I think discussion forums are not a good approach for certain problems. Since they are linear, they tend to accumulate data into long threads that are mostly meaningless to most of the users and can't be reformatted to be more useful. They are good for interaction, but mostly I see this from PTC User, PTC Community, and other forums among people who would never ordinarily meet. I can see where e-mail and phone calls become more preferred among those who work closely. There's no logging-in and no extra training or discipline.

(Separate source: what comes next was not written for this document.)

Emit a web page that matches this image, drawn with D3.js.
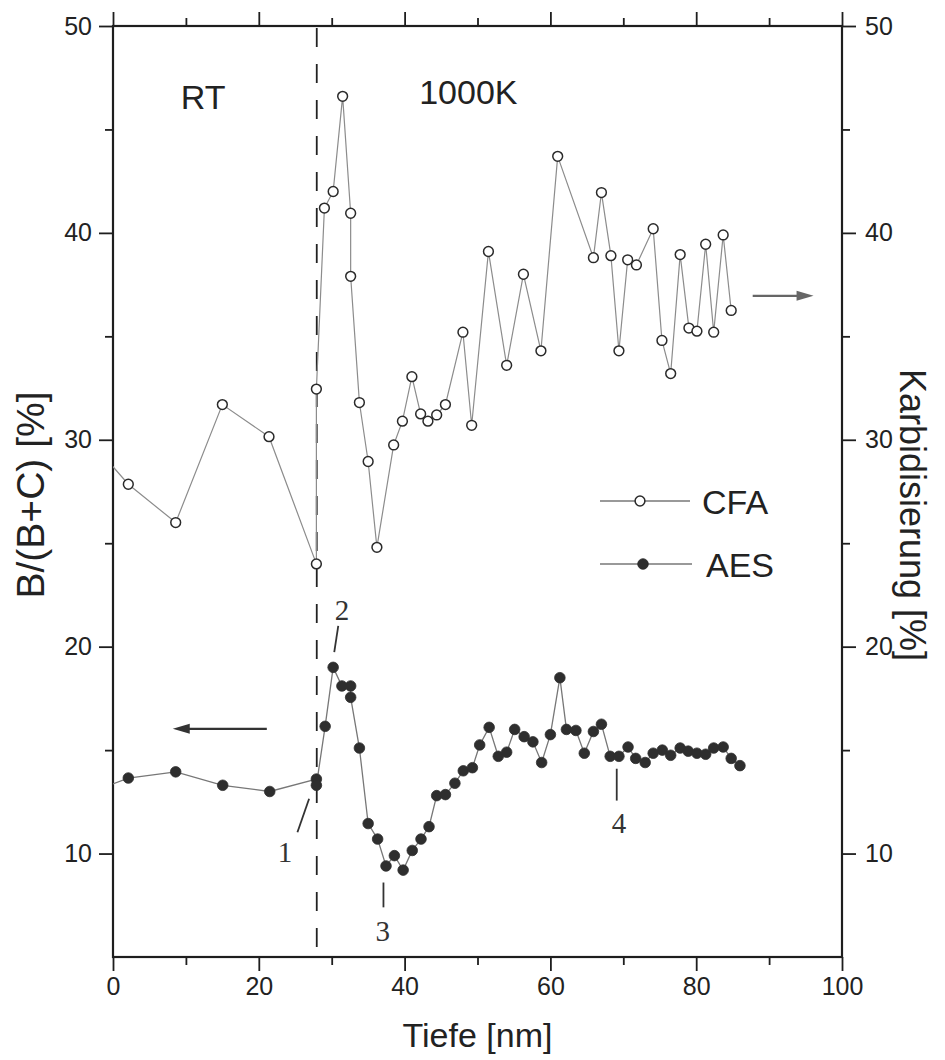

For keeping information about the design process I think WIkis are a better alternative. It is easy enough to consolidate information from e-mails and reformat discussions, while maintaining traceability of participant contributions. The best part is they not only allow crosslinks, but links outside, so that if a reader is trying to find out something they can rapidly follow both internal content and external references. It's almost like someone could build an encyclopedia with this; maybe call it Wikipedia.
The links mean that contracts, requirements, tests, inspection reports, specifications, et al can be accessed as rapidly as a person can read the information and decide what to do next. I typically harvest the text from documents to form the page content, so I don't have delays in opening Acrobat, or Word, or Excel to get the content and so I can in-line notes without affecting the original document. Harvesting also allows correcting information, particularly in Acrobat documents that have had OCR applied - some MIL specs could not be meaningfully indexed, which other systems (Sharepoint) might depend on.
The Wiki can also be accessed by anyone authorized, and they do have as detailed permissions as you want, with a web browser, in a primarily read-only format (unlike Word) but with easy purposeful editing as required. If someone needs significant training to edit a Wiki page, they probably should not have access to the computer.
To those who say that a WIki cannot work, I'd say companies have the same problem with CAD, in which a number of people have to work on a common platform, with users interacting to produce a single output. A Wiki is like CAD, but for everyone in the company.